I have quite a bit of graphite at home.
Will be cheaper for me to send some your way when you need it!
Just let me know!!

Andrew


----------



## Blogwitch (May 25, 2012)

Andrew,

I don't think so, Frazer is from the UK.


John


----------



## lazylathe (May 25, 2012)

Oops!!
I saw Cleveland and thought he was in the States. :-[

If anyone locally needs a bit i have some i can spare!

Thanks John!

Andrew


----------



## fcheslop (May 25, 2012)

Hi Andrew.you had me a little confused :big: thanks for you're generouse offer
Onward Onward came the cry  :big: So after a bit of head scratching and measuring and pausing the P.L video on Jan's web site a start was made on the main bearing block
I started with a lump of 52mm dia alloy and machined a square on one end then set the compound slide over to 3 degrees and turned the upper tapper and then reversed the process for the lower taper and just kept whittling it away until it looked pleasing to my eye :big: then reamed the bearing hole through




Then the prob arose the bearing I have are flanged and I didnt have a mill to suite so a rough counter bore was ground on the end of a drill far from perfect but it worked :big:








Them a quick mock up




Then the slot was milled as I don't have any long series mills the job had to be turned over to complete each cut and the set up wasn't that ridged so slowly slowly was the way foreward :big:




The depth of the slot was lightly scribed on so the mill stops can be used as I always over shoot by eye :big:
Forgot how old this scribing block was its the same age as my surface plate a lot of my stuff seems to originate about this era :big:about time I got some new kit








But you know when theres some thing niggling in the back of youre mind 




The part was then separated from the square section and the penny dropped I had not drilled and tapped the locating hole   
So the job was clocked in on the mill and the m5 hole drilled and tapped




That's it for today next up the flywheel but as I don't have any brass I may have to be creative or get a bank loan I thought they had quoted for bronze :












Many thanks for looking in and for the kind offers
kind regards Frazer


----------



## Jeremy_BP (May 26, 2012)

Looking good from here.
Although brass may be pretty, you can use whatever you have in the right size for the flywheel.


----------



## fcheslop (May 26, 2012)

Hi, Thanks Jeremy .Managed a few hours and made the flywheel I didn't have any round so square had to do a bit of a waste but needs must




Then onto the mill for the holes




Then parted of and the other side finished then a quick mock up just couldn't resist








back to the mill for the retaining screws I like to put at least two in 120 degrees apart forgive the set up :big:








That's about it for today all was going really well when the house swarf alarm started  but once it was removed from her foot she was OK no doubt I will be on 6 months hard labour on the to do list :big:
Still pondering over the cams just cannot get my brain into gear at the moment on call all weekend so had a good clean up instead.
Thanks for looking in 
kind regards Frazer


----------



## Deanofid (May 26, 2012)

Looking very good, Frazer.
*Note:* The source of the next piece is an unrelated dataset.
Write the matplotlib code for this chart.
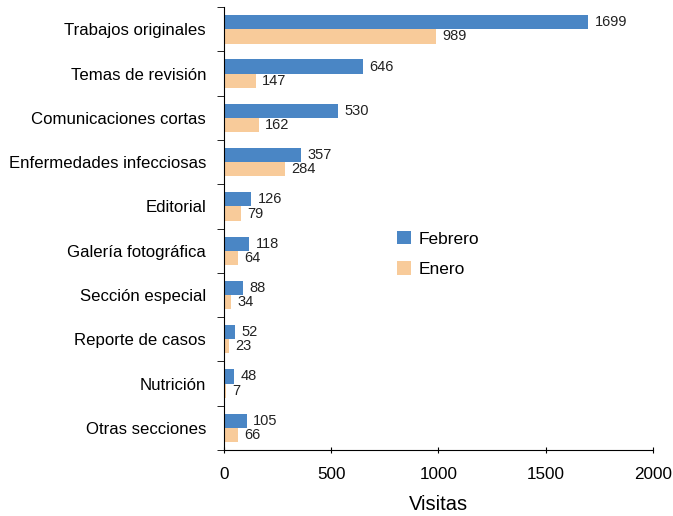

Ridders does up some neat designs, and you're doing
a nice job adding you're own touches.


----------



## fcheslop (May 27, 2012)

Hi Dean, Thanks hope things are going well for you
kind regards Frazer


----------



## fcheslop (Jun 5, 2012)

Hi, slowly eating the elephant :big: and that's just the to do list but onto the engine. The conrods have been fabricated agreed not the best way and they took longer to straighten out than make but got there in the end.
The big end eye was bored out I must get with this metric age and buy some reamers





Then the rods were simply hand filled to shape it seems to be a lost art now but I find it often quicker to use hand toools as the set up time for a machine can be greater and there was only two to make








Then a simple jig was made so that they could be hard soldered




Then the cams these for some reason had been giving me a hard time just getting the sequence into my rather muddled head  :big:
The blanks were turned to dia and clocked in on the mill and the offset and the crank positions drilled then back to the lathe and set up in the four jaw to machine the rear profile I know it should be all done on the mill but just couldn't get my thick head around how












Then the big end pins and retaining bolts were made just simple turning jobs as were the pistons




Thats about it for now as time is short at the moment the progress is slow




Thanks for the kind remarks and encouragement
best wishes to all
Frazer


----------



## ShedBoy (Jun 5, 2012)

Looking real nice Frazer. I need to make something pretty one day, next one I think. Looking forward to see this run, Jans' engines alway look good when going.

Brock


----------



## b.lindsey (Jun 5, 2012)

One bite at a time as they say Frazer...wonderful work so far and very well documented as well. Will be looking forward to seeing this one run !!

Regards,
Bill


----------



## fcheslop (Jun 21, 2012)

Sorry for the delay in updating the build but play time is a very scarce commodity at the moment.
Thanks for the kind comments
Next up the burners they are made from some copper end feed fittings in the same way as Little Blazer




They were set up in the mill on a simple jig to drill the hole for the burner tube




The bases were cut from sheet brass using a piercing saw I just love using this saw it saves so much time and a quick clean up with a file is all is needed they are a joy to use although maybe I'm biased as iv used one for oh to many years :big:




They were then hard soldered up and cleaned




The holders are along the lines again of Blazer just a simple little bit of piano wire








Next up the valve assemblies 




I made a small jig to mill the slots for the valve buckel but make sure you get the right oriantation :




Then a little play time as Little Blazer was just crying for a run :big:



Be back soon :big:
best wishes frazer


----------



## Deanofid (Jun 21, 2012)

The fuel tanks/lamps look great, Frazer. The Little Blazer run at the end was fun, too.


----------



## fcheslop (Jun 21, 2012)

Thanks for looking in Dean :big:
Next up the timing was set and the big moment  it would pop and spit and run for about ten seconds followed by a couple of hour of finger burning fun so after 6 doubles no not that sort these :big:




espresso porn :big: :big:
The springs were distorting as the engine heated up.so they were normalised in a fashion with a blow lamp then another try :big: :big: as per Mr Ridders instruction on one cylinder



Then on two



Still not perfect as the springs still need a little tweaking but its of to the bling fairies for this one then the set up procedure repeated.OOPs wrong way round
kind regards Frazer


----------



## swilliams (Jun 22, 2012)

Very nice project Frazer, I like it

Steve


----------



## fcheslop (Jun 23, 2012)

Hi,after a quick trip to the bling fairies I think this project is now finished many thanks to all for the offers of materials and the kind comments
I would like to close this build by thanking Jan for sending me the drawing they are excellent and I have had no problems building from them




kind regards Frazer


----------



## arnoldb (Jun 23, 2012)

:bow: Well done Frazer - congratulations!

 ;D I see you also like coffee and a quick run of the blazer once in a while...

Kind regards, Arnold


----------



## Deanofid (Jun 23, 2012)

As usual, a great job, Frazer. Runs like a top, and looks great too.


----------



## fcheslop (Jun 23, 2012)

Thanks again gents.
Thanks Dean 
Hi Arnold Little Blazer has to be my favourite out of all the ones I have built as to the coffee I need my fix strong and Italian :big: 
cheers and good luck 
kind regards Frazer


----------